2.1.4 Further, Mr. Khushvinder Singhal in reply dated 18.10.2024 to the Board, have termed the aforesaid discussion held in the 4th CoC meeting as approval of the CoC to the addendum agreement executed by Mr. Khushvinder Singhal, and also justified his action by stating that the same was done to prevent delay and for the benefit of all the stakeholders. However, the discussion as seen to be held cannot be termed as approval of CoC as the same requires voting on specific resolution on the proposal. Moreover, Mr. Khushvinder Singhal himself informed the members of the CoC in its second meeting that the redrafted agreement would be placed before CoC for its express approval. Despite Mr. Khushvinder Singhal’s own submission in the second meeting of the CoC, Mr. Khushvinder Singhal executed the addendum without the approval of the CoC. Mr. Khushvinder Singhal merely informed the CoC about the execution of the addendum agreement in the 5th CoC held on 18.07.2023, wherein a member of the CoC objected and inquired about the specific approval of the CoC for execution of said addendum agreement.
2.1.5 In view of the above, it is observed that Mr. Khushvinder Singhal had failed to obtain approval of the CoC prior to execution of the addendum dated 07.07.2023 to the lease agreement dated 22.11.2021 and thereby unauthorisedly agreed to extend right on the property of CD in favour of the lessee from 01.05.2023 to a period of 3 months from the date of approval of resolution plan by the AA. Therefore, Mr. Khushvinder Singhal had prima facie contravened provisions contained in Section 28(1)(k) of the Code read with clauses 12 and 14 of the Code of Conduct contained in Schedule I of the IBBI (Insolvency Professionals) Regulations 2016 (“Code of Conduct”).

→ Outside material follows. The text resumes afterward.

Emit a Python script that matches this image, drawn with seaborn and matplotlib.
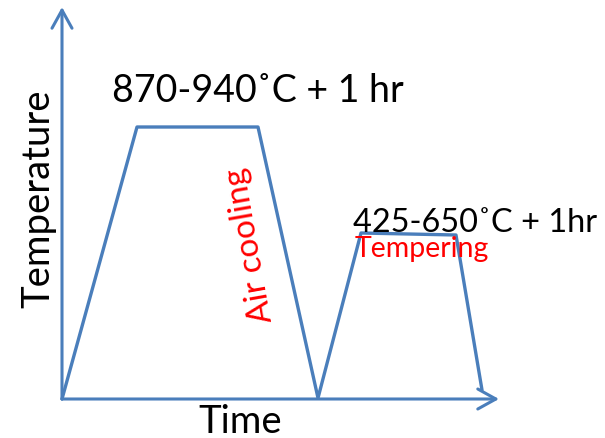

Submissions by Mr. Khushvinder Singhal.
2.1.6 Mr. Khushvinder Singhal submitted that the CD’s only source of income since 22.11.2021 (prior to commencement of CIRP) has been lease rental from its factory property situated at Sohana, Haryana, and nothing else and the monthly lease rental of Rs.1,50,000 (GST extra), and an increase in rent of 10% after the first year and thereafter 5% every year term of the lease fixed for the period up to 30.09.2026, was renegotiated during CIRP in the interest of maximising the stakeholders value. The renegotiated amount was settled at Rs.3,50,000 pm (GST extra) in place of ₹1,65,000 pm, plus GST, and additionally, it was agreed that the lessee will vacate the premises within three (3) months of approval of resolution plan in the case of the CD by the Hon’ble AA instead of 30.09.2026.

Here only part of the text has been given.